Cara e Coragem: Clarice não está em coma, dizem especialistas
Mocinha tem pensamentos e ouve o que é dito; isso não é coma, segundo os médicos
Publicado em 08/09/2022 às 05:21,
atualizado em 08/09/2022 às 08:48
Na novela Cara e Coragem, a grande virada foi a descoberta de que Clarice (Taís Araújo) está viva. Mas o plano da mocinha de forjar a própria morte deu errado e o telespectador a viu como se estivesse em coma. Porém, a protagonista responde a estímulos ouvindo o que é dito e tem pensamentos sobre o que lhe é falado, com o público inclusive ouvindo, com narração em off, o que a personagem pensa. Segundo os médicos ouvidos pelo NaTelinha, ela não pode estar em coma, mas com outra situação: a Síndrome do Encarceramento.
Desde que Clarice apareceu viva, vira e mexe a personagem é vista numa cama, com equipamentos de UTi (Unidade de Terapia Intensiva) e sob cuidados de uma equipe médica. Sua secretária, a única que sabe a verdade, é a responsável por aparecer vez ou outra para lhe contar os acontecimentos da empresa. E é justamente nesses momentos que o público ouve o que Clarice está pensando, com o recurso da narração em off na voz de Taís Araújo.
A reportagem questionou especialistas se um paciente em coma ouve o que é dito ao redor e pode organizar pensamentos. "Paciente em coma ele não tem pensamento real modulado. Existem documentações de pessoas que entraram em coma, que falam que não sabe o que aconteceu durante o tempo do coma, que não ouviam nada. Tem pessoas que falam de coisas como se fossem sonhos loucos, fora do contexto. Sabia que tinha alguém ali, sabia até da presença de algumas pessoas. Mas nada da pessoa ter um pensamento coerente, uma pergunta com algum comentário feito no grupo que tá em volta dela", a afirmação é da médica Ines Bissoli, coordenadora do CTI (Centro de Terapia Intensiva) no Hospital Badim.

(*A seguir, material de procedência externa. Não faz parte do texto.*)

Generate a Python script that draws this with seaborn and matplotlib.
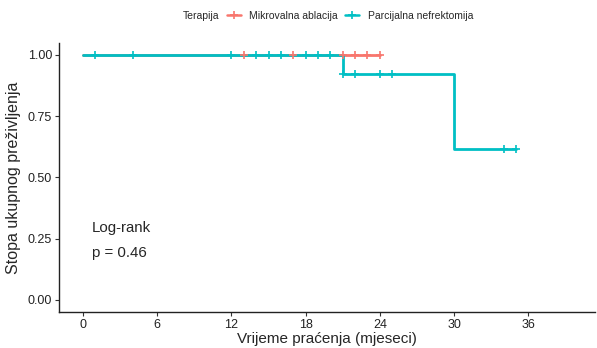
import numpy as np
import pandas as pd
import seaborn as sns
import matplotlib
matplotlib.use("Agg")
import matplotlib.pyplot as plt
from matplotlib.lines import Line2D

# ---- data ----
groups = ["Mikrovalna ablacija", "Parcijalna nefrektomija"]
colors = ["#F8766D", "#00BFC4"]

mw_times = [0, 24]
mw_surv = [1.0, 1.0]
mw_censor = [13, 17, 21, 22, 23, 24]

pn_times = [0, 21, 30, 35]
pn_surv = [1.0, 0.923, 0.615, 0.615]
pn_censor = [1, 4, 12, 14, 15, 16, 18, 19, 20, 21, 22, 24, 25, 34, 35]

x_ticks = [0, 6, 12, 18, 24, 30, 36]
y_ticks = [0.00, 0.25, 0.50, 0.75, 1.00]
y_ticklabels = ["0.00", "0.25", "0.50", "0.75", "1.00"]

sns.set_theme(style="ticks")
plt.rcParams["font.family"] = ["Liberation Sans", "DejaVu Sans"]

curves = pd.concat([
    pd.DataFrame({"t": mw_times, "s": mw_surv, "g": groups[0]}),
    pd.DataFrame({"t": pn_times, "s": pn_surv, "g": groups[1]}),
])

def surv_at(times, surv, ct):
    idx = np.searchsorted(np.asarray(times), np.asarray(ct), side="right") - 1
    return np.asarray(surv)[idx]

cens = pd.concat([
    pd.DataFrame({"t": mw_censor, "s": surv_at(mw_times, mw_surv, mw_censor), "g": groups[0]}),
    pd.DataFrame({"t": pn_censor, "s": surv_at(pn_times, pn_surv, pn_censor), "g": groups[1]}),
])

fig = plt.figure(figsize=(5.97, 3.48), dpi=100)
ax = fig.add_axes([59/597, 1 - 312/348, (595-59)/597, (312-43)/348])

palette = dict(zip(groups, colors))
for g in groups:
    sub = curves[curves.g == g]
    sns.lineplot(data=sub, x="t", y="s", color=palette[g], drawstyle="steps-post",
                 linewidth=2.0, ax=ax, legend=False, estimator=None)
for g in groups:
    sub = cens[cens.g == g]
    sns.scatterplot(data=sub, x="t", y="s", color=palette[g], marker="+", s=28,
                    linewidth=1.2, ax=ax, legend=False, zorder=5)

ax.set_xlim(-1.95, 41.4)
ax.set_ylim(-0.05, 1.049)
ax.set_xticks(x_ticks)
ax.set_xticklabels([str(v) for v in x_ticks])
ax.set_yticks(y_ticks)
ax.set_yticklabels(y_ticklabels)
ax.tick_params(axis="both", labelsize=9, length=3, width=0.8, color="#333333", labelcolor="#222222", pad=2)
for sp in ["top", "right"]:
    ax.spines[sp].set_visible(False)
for sp in ["left", "bottom"]:
    ax.spines[sp].set_linewidth(1.0)
    ax.spines[sp].set_color("#222222")
ax.set_xlabel("Vrijeme praćenja (mjeseci)", fontsize=11, labelpad=1)
ax.set_ylabel("Stopa ukupnog preživljenja", fontsize=11.5, labelpad=5)

ax.text(0.7, 0.295, "Log-rank", fontsize=10.8, va="center", ha="left")
ax.text(0.7, 0.19, "p = 0.46", fontsize=10.8, va="center", ha="left")

fig.text(183/597, 1 - 16/348, "Terapija", fontsize=7.5, va="center", ha="left")
handles = [Line2D([], [], color=c, marker="+", markersize=6, linewidth=1.8, markeredgewidth=1.2) for c in colors]
fig.legend(handles, groups, loc="center left", bbox_to_anchor=(227/597, 1 - 16/348), ncol=2,
           frameon=False, fontsize=7.5, handlelength=1.35, handletextpad=0.8, columnspacing=0.7,
           borderpad=0, borderaxespad=0)

fig.savefig("out.png", dpi=100)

E ela explica que a situação de Clarice acontece, mas tem outro nome. "Quando acontece isso, da questão da pessoa estar entendendo, ouvindo e pensando, mas não consegue responder, a gente chama de síndrome do encarceramento. Pode até simular um coma, mas não é coma. Mas ela tem outras respostas, às vezes, que a gente consegue identificar que é síndrome do encarceramento e não coma", garante.
Clarice com Síndrome do Encarceramento em Cara e Coragem?
A doutora Ines explica que não existe possibilidade alguma do paciente ouvir algo quando estiver em coma. "Em coma não ouve, só se for por sedação e a sedação estiver baixa porque pode ouvir uma coisa ou outra. Agora coma por trauma não ouve".
"A síndrome do encarceramento não é coma, é uma sequela de um paciente que teve um evento neurológico. Ele não consegue se comunicar, às vezes não consegue nem se mexer, mas ele entende tudo que acontece em volta dele. Ele abre o olho, mas não consegue falar e às vezes não consegue se mexer também, mas não é coma, é síndrome do encarceramento."
Inês Bissoli
O que é a Síndrome do Encarceramento
Para entender o assunto, o NaTelinha procurou Thiago Aguiar, neurologista que atua também no Hospital Badim, que fica no Rio de Janeiro.
"Coma é o mais baixo grau de um estado do nível de consciência de um indivíduo, ele está totalmente responsivo. Ele é incapaz de despertar, mesmo que você faça um estímulo forte nele, ele não acorda. É como se ele estivesse num sono muito profundo, mas sono ainda é um estado de consciência melhor que o coma, tá num nível maior. No coma ele não acorda, não importa o que você faça", descreve ao explicar o que é o coma.
Sobre a possível doença de Clarice, na novela Cara e Coragem, o especialista ensina. "A síndrome do encarceramento é uma das piores que pode acontecer com uma pessoa na medicina. Ela perde todos os movimentos do corpo, mas ela mantém o nível de consciência".
"Isso quer dizer que ela está acordada, ela sabe o que está acontecendo com ela, mas ela é incapaz de mover todos os músculos do corpo, a não ser alguns movimentos com os olhos".
Thiago Aguiar
Ele vai além. "Isso é uma lesão no tronco cerebral, uma parte profunda do cérebro, aí você interrompe a parte do cérebro dar os comandos motores para pessoa se mexer, você interrompe aquele circuito ali e aqueles comandos não conseguem chegar até os músculos. E aí o individuo fica encarcerado em si mesmo".
E ele completa. "É um conjunto de sinais e sintomas, não é uma doença, uma entidade clínica em si. Ela é provocada por uma lesão bem específica na região do tronco cerebral. Isso pode ser ocasionado por qualquer coisa que provoque ali, um AVC, um acidente. Pode ser por tratamento também", conclui.